A Twist to the Story
A big question still exists; is the Stone sitting in Edinburgh the real Stone of Destiny? Did the monks at Scone hide the Stone of Destiny in the River Tay? Or did they bury it on Dunsinane Hill? Another legend says that Angus Og MacDonald was given the Stone and hid it on Skye. A descend of Angus Og, one Iain Alasdair MacDonald contacted the Scottish Historian, Nigel Tranter claiming that he was in possession of the true stone.
Then in 1999, a curious offer was made to the Scottish government. A group of modern-day Knights Templars claimed to have the real Stone of Destiny and they would return it if the Scottish Government so desired.

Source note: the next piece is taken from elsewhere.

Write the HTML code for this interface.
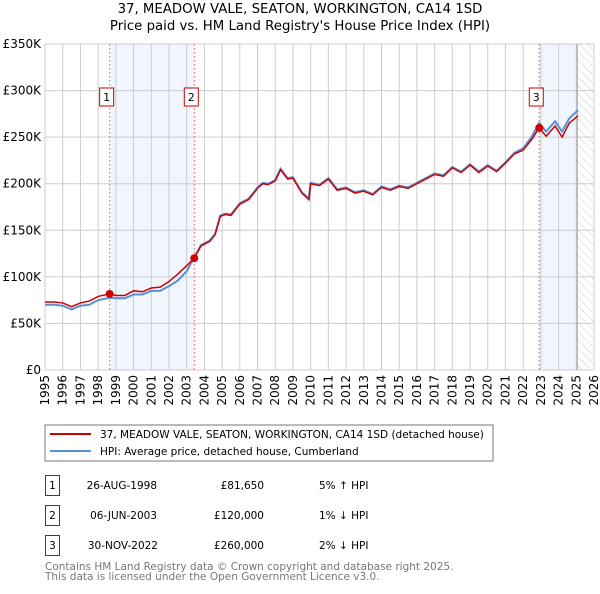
<!DOCTYPE html>
<html><head><meta charset="utf-8"><style>
body{margin:0;background:#fff;font-family:"DejaVu Sans","Liberation Sans",sans-serif;}
svg text{font-family:"DejaVu Sans","Liberation Sans",sans-serif;}
</style></head><body>
<svg id="c" width="600" height="590" xmlns="http://www.w3.org/2000/svg">
<defs><pattern id="hatch" width="6" height="6" patternUnits="userSpaceOnUse" patternTransform="rotate(-45)"><line x1="0" y1="0" x2="0" y2="6" stroke="#ccc" stroke-width="1"/></pattern></defs>
<text x="300" y="13" text-anchor="middle" font-size="13.3">37, MEADOW VALE, SEATON, WORKINGTON, CA14 1SD</text>
<text x="300" y="30" text-anchor="middle" font-size="13.3">Price paid vs. HM Land Registry's House Price Index (HPI)</text>
<g id="plot"></g>
<rect x="45" y="425" width="448" height="36" fill="#fff" stroke="#777"/>
<line x1="50" y1="434" x2="91" y2="434" stroke="#cc0000" stroke-width="2"/>
<text x="100" y="438" font-size="10.5">37, MEADOW VALE, SEATON, WORKINGTON, CA14 1SD (detached house)</text>
<line x1="50" y1="451" x2="91" y2="451" stroke="#5b8fd4" stroke-width="2"/>
<text x="100" y="455" font-size="10.5">HPI: Average price, detached house, Cumberland</text>
<g font-size="10.5">
<rect x="45.5" y="475.5" width="14" height="20" fill="#fff" stroke="#cc0000"/><text x="52.5" y="489" text-anchor="middle">1</text>
<text x="157" y="489" text-anchor="end">26-AUG-1998</text><text x="264" y="489" text-anchor="end">£81,650</text><text x="319" y="489">5% ↑ HPI</text>
<rect x="45.5" y="505.5" width="14" height="20" fill="#fff" stroke="#cc0000"/><text x="52.5" y="519" text-anchor="middle">2</text>
<text x="157" y="519" text-anchor="end">06-JUN-2003</text><text x="264" y="519" text-anchor="end">£120,000</text><text x="319" y="519">1% ↓ HPI</text>
<rect x="45.5" y="535.5" width="14" height="20" fill="#fff" stroke="#cc0000"/><text x="52.5" y="549" text-anchor="middle">3</text>
<text x="158" y="549" text-anchor="end">30-NOV-2022</text><text x="264" y="549" text-anchor="end">£260,000</text><text x="319" y="549">2% ↓ HPI</text>
</g>
<text x="45" y="570" font-size="10.5" fill="#777">Contains HM Land Registry data © Crown copyright and database right 2025.</text>
<text x="45" y="580" font-size="10.5" fill="#777">This data is licensed under the Open Government Licence v3.0.</text>
</svg>
<script>
const years=[1995,1995.5,1996,1996.5,1997,1997.5,1998,1998.65,1999,1999.5,2000,2000.5,2001,2001.5,2002,2002.5,2003,2003.43,2003.8,2004.3,2004.6,2004.9,2005.2,2005.5,2006,2006.5,2007,2007.3,2007.6,2008,2008.3,2008.7,2009,2009.5,2009.9,2010,2010.5,2011,2011.5,2012,2012.5,2013,2013.5,2014,2014.5,2015,2015.5,2016,2016.5,2017,2017.5,2018,2018.5,2019,2019.5,2020,2020.5,2021,2021.5,2022,2022.5,2022.9,2023.3,2023.8,2024.2,2024.6,2025.1];
const priceK=[73,73,72,68,72,74,79,81.65,80,80,85,84,88,89,95,103,112,120,133,138,145,165,167,166,178,183,195,200,199,203,215,205,206,190,183,200,198,205,193,195,190,192,188,196,193,197,195,200,205,210,208,217,212,220,212,219,213,222,232,236,248,260,251,262,250,265,273];
const hpiK=[70,70,69,65,69,70,75,77.5,77,77,81,81,85,85,90,96,106,121,134,139,146,166,168,167,179,184,196,201,200,204,216,206,207,191,184,201,199,206,194,196,191,193,189,197,194,198,196,201,206,211,209,218,213,221,213,220,214,223,233,238,251,265,256,267,256,270,279];
const yTicks=[0,50,100,150,200,250,300,350];
const xTicks=[1995,1996,1997,1998,1999,2000,2001,2002,2003,2004,2005,2006,2007,2008,2009,2010,2011,2012,2013,2014,2015,2016,2017,2018,2019,2020,2021,2022,2023,2024,2025,2026];
const saleYears=[1998.65,2003.43,2022.91];
const saleK=[81.65,120,260];
const saleLabels=["1","2","3"];
const dataEnd=2025.05;

const L=45,R=594,T=44,B=370;
const X=y=>L+(y-1995)/(2026-1995)*(R-L);
const Y=v=>B-v/350*(B-T);
const NS="http://www.w3.org/2000/svg";
const g=document.getElementById('plot');
function el(t,a){const e=document.createElementNS(NS,t);for(const k in a)e.setAttribute(k,a[k]);g.appendChild(e);return e;}
let e;
e=el('rect',{x:X(saleYears[0]),y:T,width:X(saleYears[1])-X(saleYears[0]),height:B-T,fill:'#eef3fc',opacity:0.8});


e=el('rect',{x:X(saleYears[2]),y:T,width:X(dataEnd)-X(saleYears[2]),height:B-T,fill:'#eef3fc',opacity:0.8});


e=el('rect',{x:X(dataEnd),y:T,width:R-X(dataEnd),height:B-T,fill:'url(#hatch)'});


yTicks.forEach(v=>{
 e=el('line',{x1:L,x2:R,y1:Y(v),y2:Y(v),stroke:'#ccc'});
 
 
 e=el('text',{x:L-4,y:Y(v)+4,'text-anchor':'end','font-size':12});e.textContent=v==0?'£0':'£'+v+'K';
 
 
});
xTicks.forEach(yr=>{
 e=el('line',{x1:X(yr),x2:X(yr),y1:T,y2:B,stroke:'#ccc'});
 
 
 e=el('text',{x:X(yr)+4,y:B+5,'text-anchor':'end','font-size':12,transform:`rotate(-90 ${X(yr)+4} ${B+5})`});e.textContent=yr;
 
 
});
e=el('line',{x1:X(dataEnd),x2:X(dataEnd),y1:T,y2:B,stroke:'#999'});


e=el('polyline',{points:years.map((y,i)=>X(y)+','+Y(hpiK[i])).join(' '),fill:'none',stroke:'#5b8fd4','stroke-width':2});


e=el('polyline',{points:years.map((y,i)=>X(y)+','+Y(priceK[i])).join(' '),fill:'none',stroke:'#cc0000','stroke-width':1.5});


saleYears.forEach((yr,i)=>{
 e=el('line',{x1:X(yr),x2:X(yr),y1:T,y2:B,stroke:'#e55','stroke-dasharray':'1.5,2.5'});
 
 
 e=el('circle',{cx:X(yr),cy:Y(saleK[i]),r:4,fill:'#cc0000'});
 
 
 e=el('rect',{x:X(yr)-10,y:88,width:14,height:18,fill:'#fff',stroke:'#cc0000'});
 
 
 e=el('text',{x:X(yr)-3,y:101,'text-anchor':'middle','font-size':11});e.textContent=saleLabels[i];
 
 
});
</script>
</body></html>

It had been in the care of a certain Reverend Doctor John MacKay Nimmo for decades. Nimmo was a Chevalier of the Knights Templar of Scotland and a Church of Scotland Minister. He passed away in 1999 and according to his wife, wished the stone to be returned to the Scottish Parliament. Nimmo’s stone was given over to the Church in Dull near Aberfeldy, Perthshire for safe-keeping.
The Stone of Destiny: Scotland’s Sacred Symbol
The Stone of Destiny is certainly shrouded in history. There are many unanswered questions about the origins of the Stone. Is it possible that the Stone which currently rests at Edinburgh Castle is a forgery of the Westminster Stone, which is a forgery of the original Stone?
In September 1997 the Scottish people voted in favour of a devolved Scottish government. The resulting Scottish Parliament building is located at the opposite end of the Royal Mile to where the Stone is currently located.
Is it a coincidence that within less than a year of the return of Stone of Destiny to Scotland’s shores, the machinery was put in place for Scotland to hold its own Parliament once more? Is this a further fulfilment of the ancient prophecy:
Where’er is found this sacred stone
The Scottish race shall reign.
The Stone of Destiny has become Scotland’s Holy Grail. Some have fought to possess it while others have fought to obscure it from those unworthy to lay claim to the Stone. Perhaps the enigma surrounding the Stone is what makes the Stone so sacred to the people of Scotland. Or perhaps it is the idea behind the Stone which makes it so powerful: an idea that a stone could change the destiny of an ancient nation. Perhaps it is a symbol of hope, or of pride and of a nation remembering their place in the world.